## Task requirements
Among the entries below, copy only the span from the line containing "Write a Python" through the line containing "import pandas as pd". Do so exactly, and skip the pictures.
━━━ Record excerpts
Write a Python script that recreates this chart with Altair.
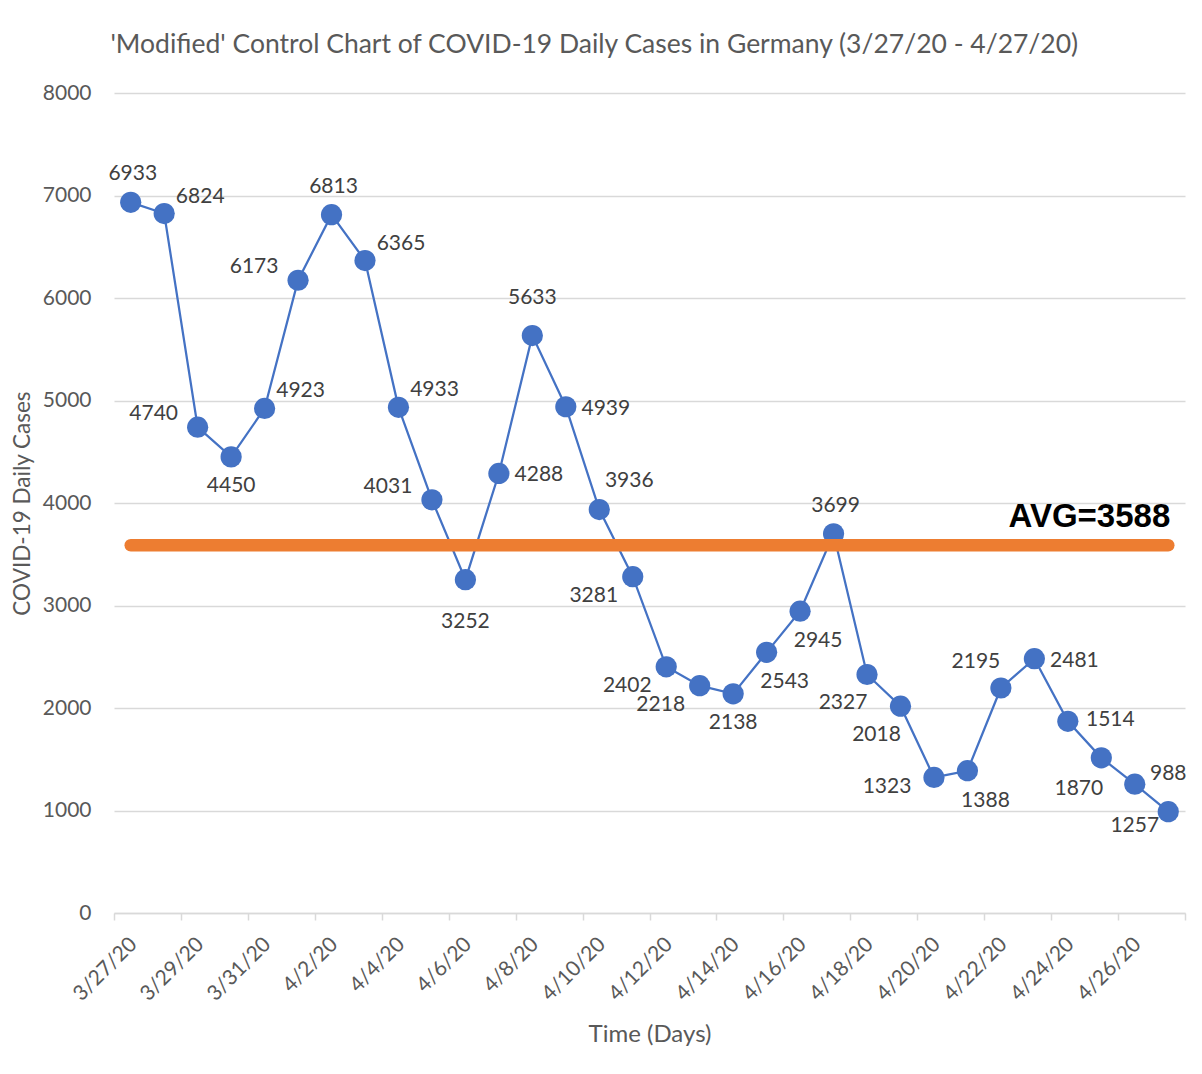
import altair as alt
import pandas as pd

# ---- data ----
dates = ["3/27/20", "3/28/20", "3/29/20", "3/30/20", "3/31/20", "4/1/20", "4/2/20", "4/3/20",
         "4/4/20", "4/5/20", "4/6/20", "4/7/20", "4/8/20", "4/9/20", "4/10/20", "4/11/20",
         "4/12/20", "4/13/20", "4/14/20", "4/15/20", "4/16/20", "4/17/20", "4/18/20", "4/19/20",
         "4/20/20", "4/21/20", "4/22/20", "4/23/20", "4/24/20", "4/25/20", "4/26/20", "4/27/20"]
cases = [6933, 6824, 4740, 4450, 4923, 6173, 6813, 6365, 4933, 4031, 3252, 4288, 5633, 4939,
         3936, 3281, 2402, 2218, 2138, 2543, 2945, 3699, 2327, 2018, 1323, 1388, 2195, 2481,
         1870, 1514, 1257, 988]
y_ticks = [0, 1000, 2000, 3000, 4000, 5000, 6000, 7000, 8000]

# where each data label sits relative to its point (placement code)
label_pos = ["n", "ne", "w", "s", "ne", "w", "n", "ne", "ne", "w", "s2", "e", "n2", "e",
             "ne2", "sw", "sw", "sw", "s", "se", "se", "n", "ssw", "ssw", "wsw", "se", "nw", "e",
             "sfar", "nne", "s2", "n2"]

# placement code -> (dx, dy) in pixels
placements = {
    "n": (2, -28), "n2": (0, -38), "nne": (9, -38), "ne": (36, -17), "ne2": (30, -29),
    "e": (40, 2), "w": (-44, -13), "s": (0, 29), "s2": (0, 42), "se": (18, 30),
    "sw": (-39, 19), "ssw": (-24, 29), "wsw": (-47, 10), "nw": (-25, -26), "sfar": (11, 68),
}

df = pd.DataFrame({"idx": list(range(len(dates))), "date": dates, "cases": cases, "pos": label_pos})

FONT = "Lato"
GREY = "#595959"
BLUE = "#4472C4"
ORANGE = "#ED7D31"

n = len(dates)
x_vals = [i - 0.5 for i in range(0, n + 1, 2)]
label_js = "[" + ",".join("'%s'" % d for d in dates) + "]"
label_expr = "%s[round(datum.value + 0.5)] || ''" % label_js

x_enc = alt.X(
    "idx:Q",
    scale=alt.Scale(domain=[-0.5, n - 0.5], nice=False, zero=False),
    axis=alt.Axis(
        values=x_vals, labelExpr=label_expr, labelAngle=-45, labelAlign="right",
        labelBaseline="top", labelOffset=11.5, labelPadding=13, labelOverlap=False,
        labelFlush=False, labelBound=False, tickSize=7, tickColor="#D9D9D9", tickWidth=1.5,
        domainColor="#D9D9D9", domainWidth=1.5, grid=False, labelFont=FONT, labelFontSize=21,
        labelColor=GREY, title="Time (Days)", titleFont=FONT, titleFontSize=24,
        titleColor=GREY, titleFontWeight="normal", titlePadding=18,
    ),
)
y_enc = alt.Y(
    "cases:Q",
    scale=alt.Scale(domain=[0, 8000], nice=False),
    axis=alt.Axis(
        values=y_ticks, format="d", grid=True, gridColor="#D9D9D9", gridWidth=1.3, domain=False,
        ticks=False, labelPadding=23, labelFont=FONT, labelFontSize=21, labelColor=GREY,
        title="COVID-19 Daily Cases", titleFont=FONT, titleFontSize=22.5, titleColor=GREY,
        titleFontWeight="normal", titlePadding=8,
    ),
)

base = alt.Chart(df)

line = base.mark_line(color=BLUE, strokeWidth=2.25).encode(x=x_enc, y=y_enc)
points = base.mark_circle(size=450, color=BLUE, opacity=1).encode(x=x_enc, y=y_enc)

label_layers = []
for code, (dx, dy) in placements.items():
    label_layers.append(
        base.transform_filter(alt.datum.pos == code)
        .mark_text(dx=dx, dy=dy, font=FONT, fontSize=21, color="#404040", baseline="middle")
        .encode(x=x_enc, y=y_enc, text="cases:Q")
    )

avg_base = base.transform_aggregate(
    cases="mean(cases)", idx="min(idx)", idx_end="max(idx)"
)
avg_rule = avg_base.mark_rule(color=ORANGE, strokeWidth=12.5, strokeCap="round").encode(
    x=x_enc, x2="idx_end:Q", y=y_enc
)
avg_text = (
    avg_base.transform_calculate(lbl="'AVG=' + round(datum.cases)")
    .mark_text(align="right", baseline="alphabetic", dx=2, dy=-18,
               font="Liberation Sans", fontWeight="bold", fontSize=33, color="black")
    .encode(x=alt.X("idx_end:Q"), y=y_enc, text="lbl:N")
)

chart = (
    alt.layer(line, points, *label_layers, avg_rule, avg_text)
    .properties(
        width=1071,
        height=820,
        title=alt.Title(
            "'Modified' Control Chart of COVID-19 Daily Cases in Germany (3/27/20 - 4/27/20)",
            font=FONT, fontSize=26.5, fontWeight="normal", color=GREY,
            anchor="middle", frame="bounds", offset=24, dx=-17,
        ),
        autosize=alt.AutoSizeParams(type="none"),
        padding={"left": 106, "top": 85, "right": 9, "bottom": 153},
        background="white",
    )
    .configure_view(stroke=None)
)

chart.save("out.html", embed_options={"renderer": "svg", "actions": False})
━━━━━━
━━━ Record excerpts
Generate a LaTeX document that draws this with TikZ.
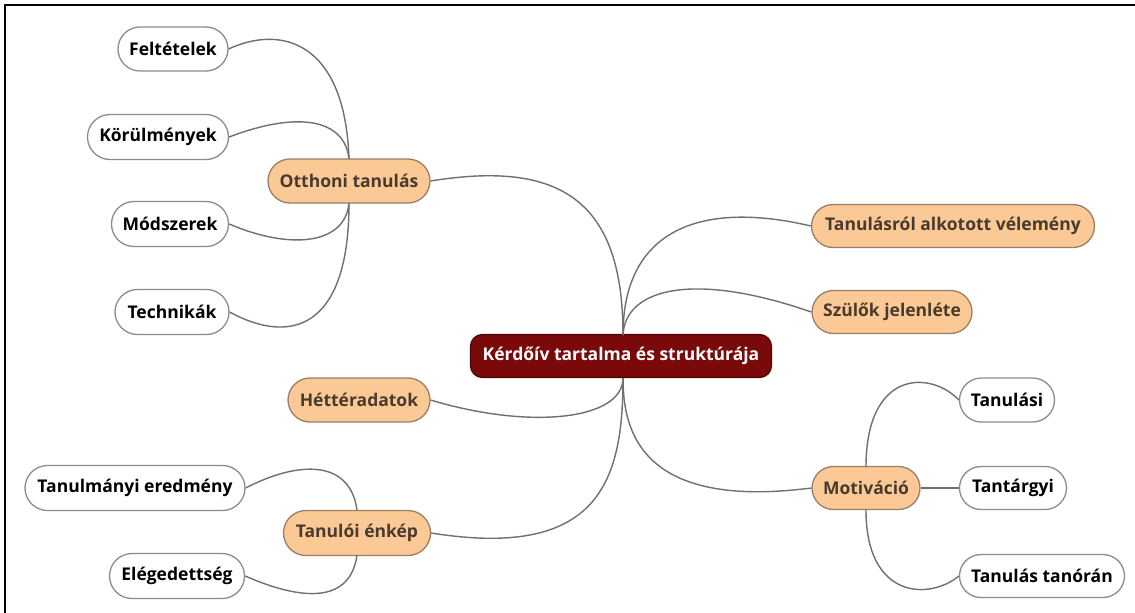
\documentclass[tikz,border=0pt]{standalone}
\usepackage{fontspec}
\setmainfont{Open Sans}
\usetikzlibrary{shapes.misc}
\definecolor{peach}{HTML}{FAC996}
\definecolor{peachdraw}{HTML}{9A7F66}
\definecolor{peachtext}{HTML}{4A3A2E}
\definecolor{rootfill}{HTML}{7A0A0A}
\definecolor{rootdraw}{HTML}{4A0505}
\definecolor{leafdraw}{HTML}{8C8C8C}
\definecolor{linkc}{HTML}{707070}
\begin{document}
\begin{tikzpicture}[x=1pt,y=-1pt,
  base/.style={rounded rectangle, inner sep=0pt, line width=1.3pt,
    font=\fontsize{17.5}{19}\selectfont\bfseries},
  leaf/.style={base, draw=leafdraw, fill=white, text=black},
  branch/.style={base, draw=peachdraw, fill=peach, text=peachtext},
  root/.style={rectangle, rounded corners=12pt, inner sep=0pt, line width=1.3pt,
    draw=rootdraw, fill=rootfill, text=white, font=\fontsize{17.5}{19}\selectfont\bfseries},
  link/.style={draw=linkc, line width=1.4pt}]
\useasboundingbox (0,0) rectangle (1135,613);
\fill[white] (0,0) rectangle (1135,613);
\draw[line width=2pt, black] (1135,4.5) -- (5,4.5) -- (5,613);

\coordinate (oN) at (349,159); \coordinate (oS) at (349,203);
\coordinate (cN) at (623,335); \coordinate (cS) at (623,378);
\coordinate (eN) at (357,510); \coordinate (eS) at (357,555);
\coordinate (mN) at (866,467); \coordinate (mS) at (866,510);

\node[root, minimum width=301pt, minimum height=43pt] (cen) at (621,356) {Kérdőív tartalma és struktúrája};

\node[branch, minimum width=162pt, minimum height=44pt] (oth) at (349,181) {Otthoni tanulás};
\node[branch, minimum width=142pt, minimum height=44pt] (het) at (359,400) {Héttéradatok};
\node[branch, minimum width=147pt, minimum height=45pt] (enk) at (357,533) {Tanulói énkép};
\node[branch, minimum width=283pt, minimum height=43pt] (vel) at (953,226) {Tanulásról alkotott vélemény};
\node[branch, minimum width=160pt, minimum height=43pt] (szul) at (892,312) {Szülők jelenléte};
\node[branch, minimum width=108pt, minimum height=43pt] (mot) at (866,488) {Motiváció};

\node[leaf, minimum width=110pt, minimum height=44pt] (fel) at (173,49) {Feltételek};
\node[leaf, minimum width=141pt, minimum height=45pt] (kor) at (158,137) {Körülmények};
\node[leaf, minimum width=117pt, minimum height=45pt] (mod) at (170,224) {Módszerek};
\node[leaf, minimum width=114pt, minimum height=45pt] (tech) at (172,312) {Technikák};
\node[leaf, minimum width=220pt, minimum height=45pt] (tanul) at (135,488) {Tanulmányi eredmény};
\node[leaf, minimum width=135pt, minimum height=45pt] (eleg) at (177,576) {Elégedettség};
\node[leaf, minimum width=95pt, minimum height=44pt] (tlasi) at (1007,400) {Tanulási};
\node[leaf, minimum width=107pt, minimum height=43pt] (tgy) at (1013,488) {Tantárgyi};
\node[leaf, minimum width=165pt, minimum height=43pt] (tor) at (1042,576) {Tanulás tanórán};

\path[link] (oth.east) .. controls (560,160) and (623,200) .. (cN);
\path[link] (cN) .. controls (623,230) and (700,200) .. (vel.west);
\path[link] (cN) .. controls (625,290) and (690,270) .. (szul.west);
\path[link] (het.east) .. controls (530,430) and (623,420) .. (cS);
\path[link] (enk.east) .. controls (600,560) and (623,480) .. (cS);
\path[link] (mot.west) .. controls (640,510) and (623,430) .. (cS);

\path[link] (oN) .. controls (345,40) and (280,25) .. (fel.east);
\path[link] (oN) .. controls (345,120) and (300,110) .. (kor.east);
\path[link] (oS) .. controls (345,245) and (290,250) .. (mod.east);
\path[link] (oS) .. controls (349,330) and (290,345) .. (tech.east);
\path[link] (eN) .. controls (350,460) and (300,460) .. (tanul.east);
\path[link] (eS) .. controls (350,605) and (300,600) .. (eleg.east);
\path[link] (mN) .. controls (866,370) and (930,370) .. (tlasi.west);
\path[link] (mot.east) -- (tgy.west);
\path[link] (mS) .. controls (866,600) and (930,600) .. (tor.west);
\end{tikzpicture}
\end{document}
━━━━━━
## Answer to this exercise
Write a Python script that recreates this chart with Altair.
import altair as alt
import pandas as pd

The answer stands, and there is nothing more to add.